Accusée d’en mettre de moins en moins dans des assiettes de plus en plus grandes, la « nouvelle cuisine » entendait alléger des protocoles culinaires fatigués et installer un concept alimentaire où la nutrition et la diététique auraient leur mot à dire. Parfait. Nulle réforme n’évitant quelques dérives, on vit certains chefs donner dans la caricature, puis dans la fantaisie. Considérant que l’on était allé un peu trop loin dans l’innovation, d’autres, par réaction, prônèrent un retour à une tradition plus en phase avec les bases professionnelles. Une première fissure apparut en 1996 entre les adeptes du créativisme débridé et les tenants du produit travaillé dans le respect de son origine et de son intégrité. Vingt ans après, sans être catégorique, cette césure subsiste, surtout au niveau esthétique. Disons que les deux écoles ont évolué, la première s’inscrivant dans une approche intellectuelle, revendiquant le droit à l’improvisation systématique, la seconde cherchant à préserver ses racines en revenant à des références locales ou classiques. Pour être plus tranchant, certains cuisiniers revendiquent aujourd’hui le statut d’Artiste, avec un grand A, tandis que d’autres s’accrochent à celui d’artisan.
“MODERNITE AIGUË”
Sans pour autant que la situation soit clarifiée, nous voici arrivés à un tournant. Si les « artistes » continuent à sévir, et c’est bien leur droit, y compris dans le délire moléculaire (en totale déroute malgré l’acharnement de quelques illuminés), le camp des artisans est à son tour frappé par la « modernite aiguë ». Non pas qu’il faille figer les sciences culinaires et la pensée gustative dans un modèle académique, où seules les recettes dites bourgeoises ou les plats de terroir, même revisités (odieuse expression), auraient droit de cité, mais parce que la restauration contemporaine s’évertue un peu partout à nous dresser des assiettes à la mords-moi le nœud. Pourquoi, même dans des auberges de campagne, des bonnes tables de village et des restaurants gastronomiques bien tenus, où l’artificialité n’a pas sa place, où le talent du chef suffit à régaler la clientèle, s’obstine-t-on à torturer les présentations ? Cela en devient crispant. Et que je te presse une giclée de coulis jaune en travers de l’assiette, et que je t’en saupoudre le bord d’une ligne de paprika, et que je t’en tapisse le fond d’une émulsion rose, et que je te le badigeonne avec une gelée verte (prenant deux lignes sur la carte). Même lorsqu’ils respectent la saison, la nature, la région, la plupart des cuisiniers, contaminés par le virus de l’œuvre d’art visuelle, obsédés par la photo pour Gégé à laquelle ils incitent de fait le convive, s’adonnent à ces ridicules et inutiles mises en scène.
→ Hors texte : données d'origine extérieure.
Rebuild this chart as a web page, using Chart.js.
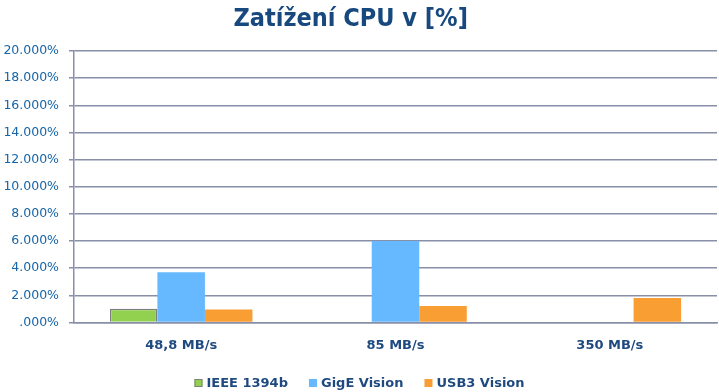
<!DOCTYPE html>
<html>
<head>
<meta charset="utf-8">
<script src="https://cdn.jsdelivr.net/npm/chart.js"></script>
<style>
  html, body { margin: 0; padding: 0; background: #fff; }
  .container { width: 719px; height: 392px; position: relative; }
</style>
</head>
<body>
<div class="container"><canvas id="myChart"></canvas></div>
<script>
// chart values
const categories = ["48,8 MB/s", "85 MB/s", "350 MB/s"];
const ieee1394b = [1.0, null, null];
const gigeVision = [3.7, 6.0, null];
const usb3Vision = [0.95, 1.2, 1.8];
const yTicks = [0, 2, 4, 6, 8, 10, 12, 14, 16, 18, 20];

const axisColor = "#8790a8";
const textBlue = "#1f4a80";

function formatTick(v) {
  // 0 is shown as ".000%" like the original
  if (v === 0) return ".000%";
  return v.toFixed(3) + "%";
}

// small legend drawn under the x labels
const bottomLegendPlugin = {
  id: "bottomLegend",
  afterDraw(chart) {
    const c = chart.ctx;
    const items = chart.data.datasets;
    const box = 8;
    const gap = 4;
    const spacing = 21;
    c.save();
    c.font = "bold 13px 'DejaVu Sans'";
    c.textBaseline = "middle";
    const widths = items.map((ds) => box + gap + c.measureText(ds.label).width);
    const total = widths.reduce((a, b) => a + b, 0) + spacing * (items.length - 1);
    let x = chart.width / 2 - total / 2;
    const y = chart.height - 9;
    items.forEach((ds, i) => {
      c.fillStyle = ds.backgroundColor;
      c.fillRect(x, y - box / 2, box, box);
      if (ds.borderWidth) {
        c.strokeStyle = ds.borderColor;
        c.lineWidth = 1;
        c.strokeRect(x + 0.5, y - box / 2 + 0.5, box - 1, box - 1);
      }
      c.fillStyle = textBlue;
      c.fillText(ds.label, x + box + gap, y + 1);
      x += widths[i] + spacing;
    });
    c.restore();
  },
};

const ctx = document.getElementById("myChart");
new Chart(ctx, {
  type: "bar",
  data: {
    labels: categories,
    datasets: [
      {
        label: "IEEE 1394b",
        data: ieee1394b,
        backgroundColor: "#92d050",
        borderColor: "#7f7f7f",
        borderWidth: 1.5,
      },
      {
        label: "GigE Vision",
        data: gigeVision,
        backgroundColor: "#66b8ff",
        borderWidth: 0,
      },
      {
        label: "USB3 Vision",
        data: usb3Vision,
        backgroundColor: "#f99e33",
        borderWidth: 0,
      },
    ],
  },
  plugins: [bottomLegendPlugin],
  options: {
    responsive: true,
    maintainAspectRatio: false,
    animation: false,
    skipNull: false,
    datasets: {
      bar: { barPercentage: 1.0, categoryPercentage: 0.665 },
    },
    layout: { padding: { top: 4, right: 2, left: 0, bottom: 24 } },
    plugins: {
      title: {
        display: true,
        text: "Zatížení CPU v [%]  ",
        color: "#17487e",
        font: { family: "'DejaVu Sans Condensed', 'DejaVu Sans'", size: 25, weight: "bold" },
        padding: { top: 0, bottom: 17 },
      },
      legend: { display: false },
      tooltip: { enabled: false },
    },
    scales: {
      x: {
        grid: { display: false, drawTicks: false },
        border: { color: axisColor, width: 1.5 },
        ticks: {
          color: textBlue,
          padding: 15,
          font: { family: "'DejaVu Sans'", size: 13, weight: "bold" },
        },
      },
      y: {
        min: 0,
        max: 20,
        afterBuildTicks: (axis) => {
          axis.ticks = yTicks.map((v) => ({ value: v }));
        },
        afterFit: (scale) => {
          scale.width = 74;
        },
        grid: { color: axisColor, lineWidth: 1.5, tickLength: 5 },
        border: { color: axisColor, width: 1.5 },
        ticks: {
          color: "#1565a8",
          padding: 10,
          font: { family: "'DejaVu Sans'", size: 12.5 },
          callback: (v) => formatTick(v),
        },
      },
    },
  },
});
</script>
</body>
</html>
Ras le plat du morceau de magret coupé en six avec son brin de cerfeuil croisé, ras la gamelle du filet de poisson en spirale entouré de six gouttes de vinaigre balsamique, ras le bol de la demi-carotte naine et du mange-tout fendu surmontés d’un petit pois. Stop, assez, halte, fini, au secours les concours de décoration pour prix de Rome du rata gribouillé. D’autant que la mascarade cache souvent un manque cruel d’imagination dans l’exaltation des saveurs et des arômes. En général, plus l’assiette se la pète, moins elle sent. Or, le fumet d’un plat est la première des vertus gastronomiques. Comme si le client, pris pour un débile, ne pouvait se satisfaire du mets tel qu’en lui-même. Cessons de défigurer la recette, la cuisine n’est ni une campagne électorale, ni un défilé de mode. Elle est le bonheur de donner à manger, pas à voir.